One of the missing pieces to this setup is benchmarks. The form does not define what a complex task is, and it does not say how many or what kind of complex tasks are required to get a check mark in that box – or what it takes to move up to the next level. Attributes are especially tricky. We certainly want our employees to be flexible, not make work for others, and have a good attitude, but how do you measure “nice”? I keep thinking about the movie Office Space where the restaurant manager wants the waitress to wear more “flair” but won’t tell her how much flair is enough.

The other missing piece is that even among librarians, who have the same basic job description, they have different job assignments. For example, all librarians have collection management assignments, but the business reference collection has different goals than the fiction collection. They should be evaluated differently in the collection management category on the “tasks” chart. Their collections have different objectives and benchmarks. I wish I could give credit to each of them for their individual knowledge base and for how well their efforts have translated to patron satisfaction.
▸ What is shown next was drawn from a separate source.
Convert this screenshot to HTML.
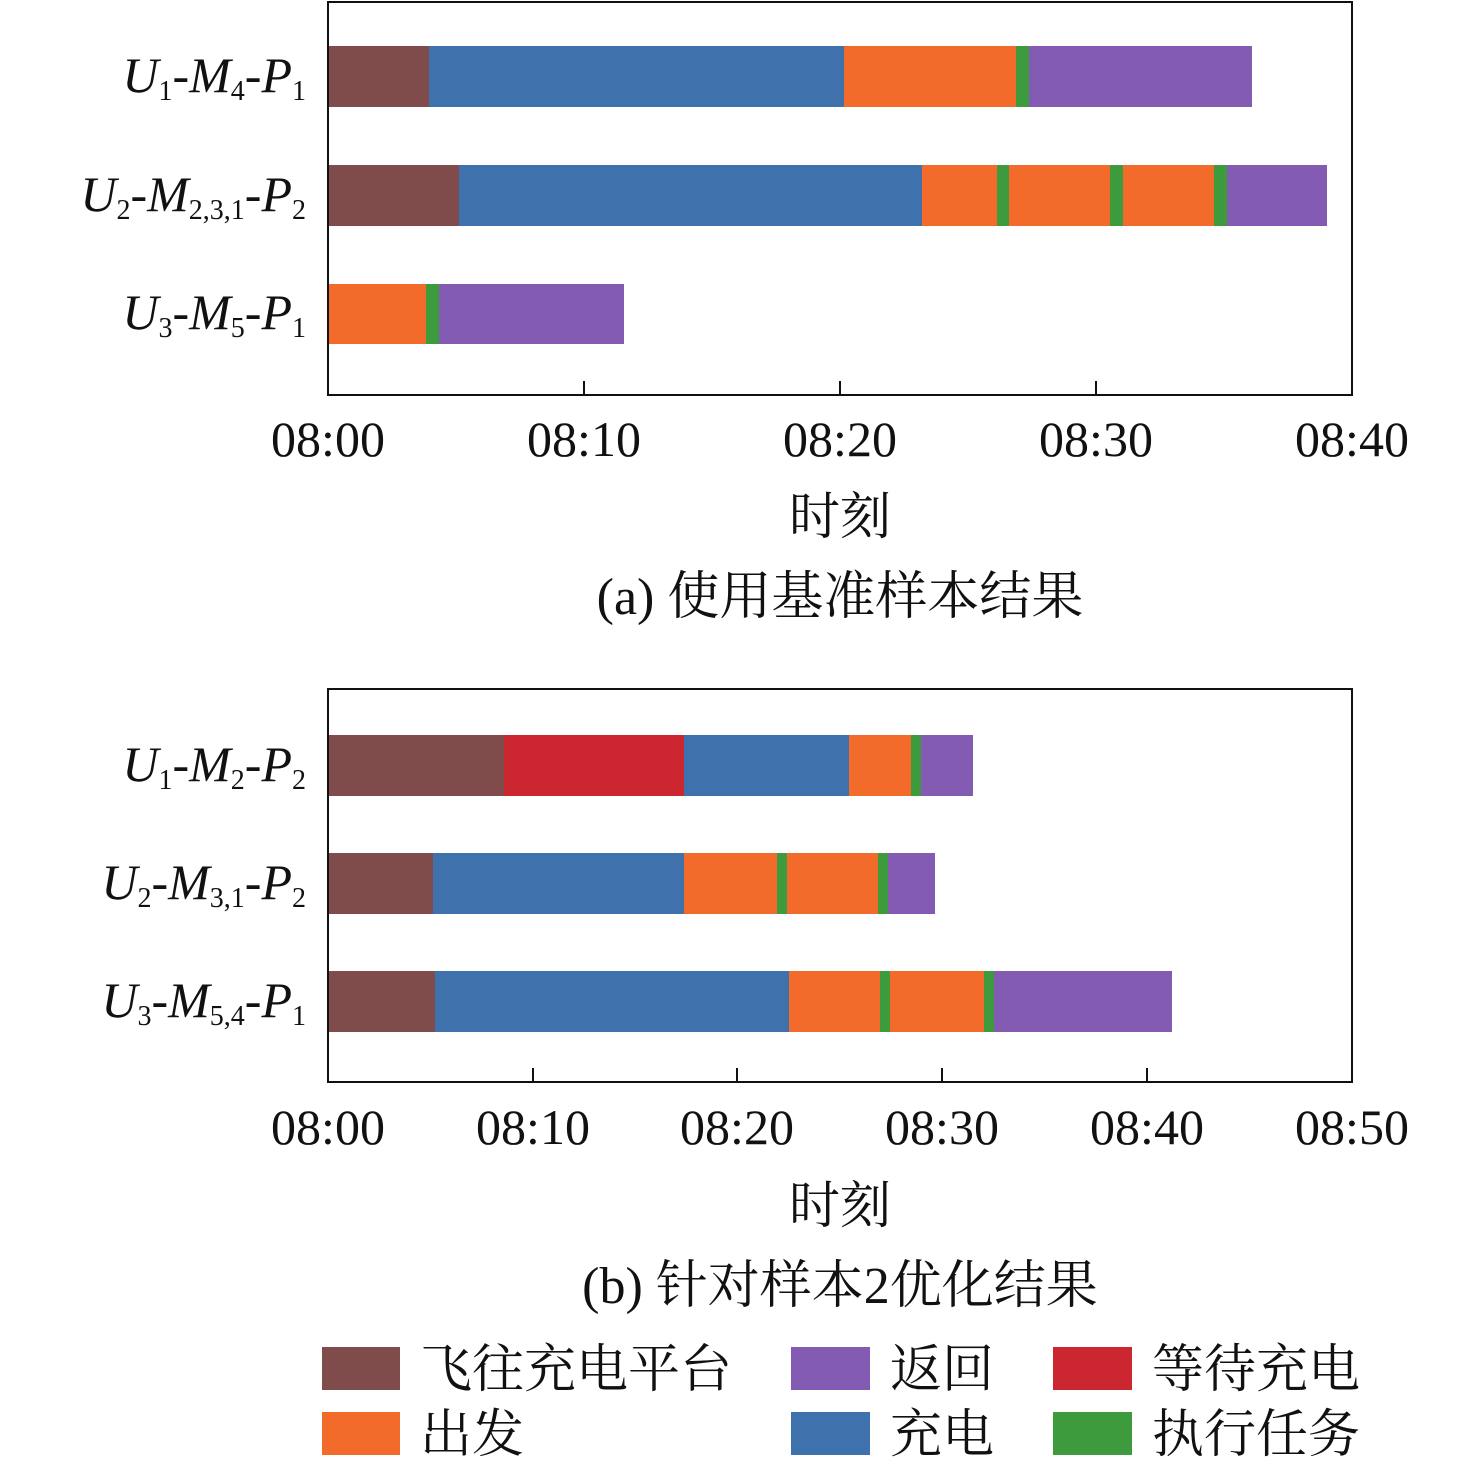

Just checking a box for “Yup, you did collection management at level 3” is a missed opportunity. Thankfully, I don’t have any co-workers who are difficult to evaluate, but if I did, I would want to give them some defined benchmarks to work toward.

Again, though, that would be really hard to do in the attributes section of the form. How do you quantify attributes for evaluation? How much flair is enough? I would like to see those categories linked to stated core competencies, like those listed at ALA.